Submetido a sessões de tortura, morreu, possivelmente, na madrugada de 22 de janeiro. Agentes do Exército montaram uma farsa para simular sua fuga, afirmando que ele teria sido resgatado por militantes quando era transportado, no Alto da Boa Vista, zona norte da cidade.

No depoimento, Malhães conta que, em um primeiro momento, Paiva foi enterrado naquele local; depois, transferido para um terreno próximo à praia da Barra, zona oeste. Ele diz que foi então convocado para sumir com o corpo, pois havia o receio de ele ser descoberto. Os restos mortais do deputado foram colocados em um saco impermeável, na descrição do coronel, e levados.

Malhães não diz para onde, mas dá a entender que foram jogados em um curso de água, provavelmente um rio. Ele diz que não gosta de mar porque "o mar tanto leva quanto traz". "A água tem uma vantagem. Quando você sabe fazer, você joga aqui e o corpo vai parar, se parar [...] vai sair pelo mar, vai chegar no desaguadouro do rio e vai embora. Ninguém nunca mais acha." Repete diversas vezes que não pode dizer o que foi feito com o saco "porque ai vão dizer que só pode ter sido eu que contei".

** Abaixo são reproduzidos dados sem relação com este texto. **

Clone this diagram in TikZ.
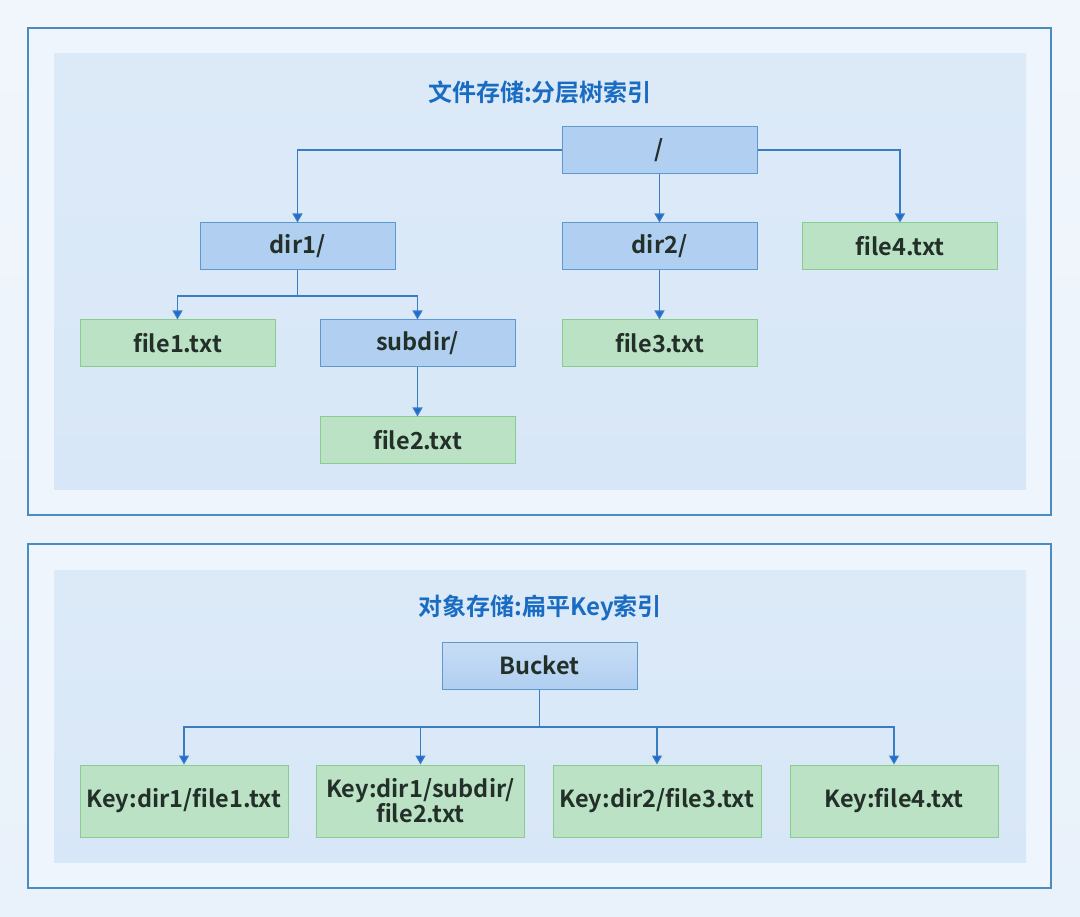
\documentclass[tikz,border=0pt]{standalone}
\usepackage{fontspec}
\setmainfont{Noto Sans CJK SC}[BoldFont={Noto Sans CJK SC Bold}]
\usetikzlibrary{arrows.meta}
\definecolor{bgc}{HTML}{E9F1FA}
\definecolor{bgtop}{HTML}{F1F6FC}
\definecolor{framec}{HTML}{4A8CC0}
\definecolor{framefill}{HTML}{EEF5FC}
\definecolor{panelc}{HTML}{D8E7F7}
\definecolor{paneltop}{HTML}{DCEAF8}
\definecolor{bluefill}{HTML}{B0CFF1}
\definecolor{blueedge}{HTML}{5E98D2}
\definecolor{greenfill}{HTML}{BCE2C6}
\definecolor{greenedge}{HTML}{8ACB8E}
\definecolor{linec}{HTML}{3A7CC4}
\definecolor{tipc}{HTML}{1E6CD0}
\definecolor{titlec}{HTML}{1A6CC2}
\definecolor{textc}{HTML}{23302A}
\tikzset{
  boxbase/.style={minimum width=195pt, minimum height=47pt, inner sep=0pt, font=\bfseries\fontsize{23.5}{26}\selectfont, text=textc, line width=1pt},
  dirbox/.style={boxbase, draw=blueedge, fill=bluefill},
  filebox/.style={boxbase, draw=greenedge, fill=greenfill},
  keybox/.style={boxbase, draw=greenedge, fill=greenfill, minimum width=208pt, minimum height=72pt, align=center, font=\bfseries\fontsize{23.5}{25}\selectfont},
  conn/.style={draw=linec, line width=1.2pt, -{Triangle[width=10pt,length=9pt,fill=tipc]}},
  plainconn/.style={draw=linec, line width=1.2pt},
  titlestyle/.style={font=\bfseries\fontsize{24}{26}\selectfont, text=titlec},
  frame/.style={draw=framec, line width=1.2pt, fill=framefill},
  panel/.style={top color=paneltop, bottom color=panelc}
}
\begin{document}
\begin{tikzpicture}[x=1pt,y=-1pt]
\useasboundingbox (0,0) rectangle (1080,917);
\shade[top color=bgtop, bottom color=bgc] (0,0) rectangle (1080,917);
% frames
\draw[frame] (28,28) rectangle (1051,515);
\shade[panel] (54,54) rectangle (1026,489);
\draw[frame] (28,544) rectangle (1051,888);
\shade[panel] (54,570) rectangle (1026,862);
% titles
\node[titlestyle] (t1) at (540,92) {文件存储:分层树索引};
\node[titlestyle] (t2) at (540,608) {对象存储:扁平Key索引};
% top tree
\node[dirbox] (root) at (659.5,150) {/};
\node[dirbox] (dir1) at (297.5,246.5) {dir1/};
\node[dirbox] (dir2) at (659.5,246.5) {dir2/};
\node[filebox] (f4) at (900,246.5) {file4.txt};
\node[filebox] (f1) at (177.5,343.5) {file1.txt};
\node[dirbox] (sub) at (417.5,343.5) {subdir/};
\node[filebox] (f3) at (659.5,343.5) {file3.txt};
\node[filebox] (f2) at (417.5,440.5) {file2.txt};
\draw[conn] (root.west) -| (dir1.north);
\draw[conn] (root.east) -| (f4.north);
\draw[conn] (root.south) -- (dir2.north);
\coordinate (j1) at (297.5,296);
\draw[plainconn] (dir1.south) -- (j1);
\draw[conn] (j1) -| (f1.north);
\draw[conn] (j1) -| (sub.north);
\draw[conn] (sub.south) -- (f2.north);
\draw[conn] (dir2.south) -- (f3.north);
% bottom
\node[dirbox, top color=bluefill!70!white, bottom color=bluefill, shading angle=0] (bucket) at (539.5,665.5) {Bucket};
\node[keybox] (k1) at (184,801) {Key:dir1/file1.txt};
\node[keybox] (k2) at (420.5,801) {Key:dir1/subdir/\\file2.txt};
\node[keybox] (k3) at (657,801) {Key:dir2/file3.txt};
\node[keybox] (k4) at (894,801) {Key:file4.txt};
\coordinate (j2) at (539.5,727);
\draw[plainconn] (bucket.south) -- (j2);
\draw[conn] (j2) -| (k1.north);
\draw[conn] (j2) -| (k2.north);
\draw[conn] (j2) -| (k3.north);
\draw[conn] (j2) -| (k4.north);
\end{tikzpicture}
\end{document}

Mas decide "ensinar" aos interlocutores como fazer para desaparecer com um corpo. Explica que ele deve ser colocado com uma quantidade de pedras "proporcional ao peso do adversário para que ele não afunde, nem suba". Assim, segundo ele, o corpo vai caminhando com o rio, por baixo d'água.

Editoria de Arte/Folhapress

TORTURA

Em seu depoimento, Paulo Malhães nega que tenha havido tortura na casa de Petrópolis, mas se contradiz mais adiante. Conta que tinha "um aparelhinho de choque especial" e que a melhor forma de usá-lo era conectando as duas pontas às orelhas do preso. Afirma também que, ao longo do tempo, "aprendeu" a como lidar com os presos.

"Sempre você começa meio rígido. Mas rigidez não é porrada não. Vou lhe ensinar uma grande coisa que aprendi: um homem que apanha na cara não fala mais nada para você. [...] Ele se tranca, você passa a ser o maior ofensor dele e o maior inimigo dele. A rigidez é o volume de voz, apertar ele psicologicamente", afirma.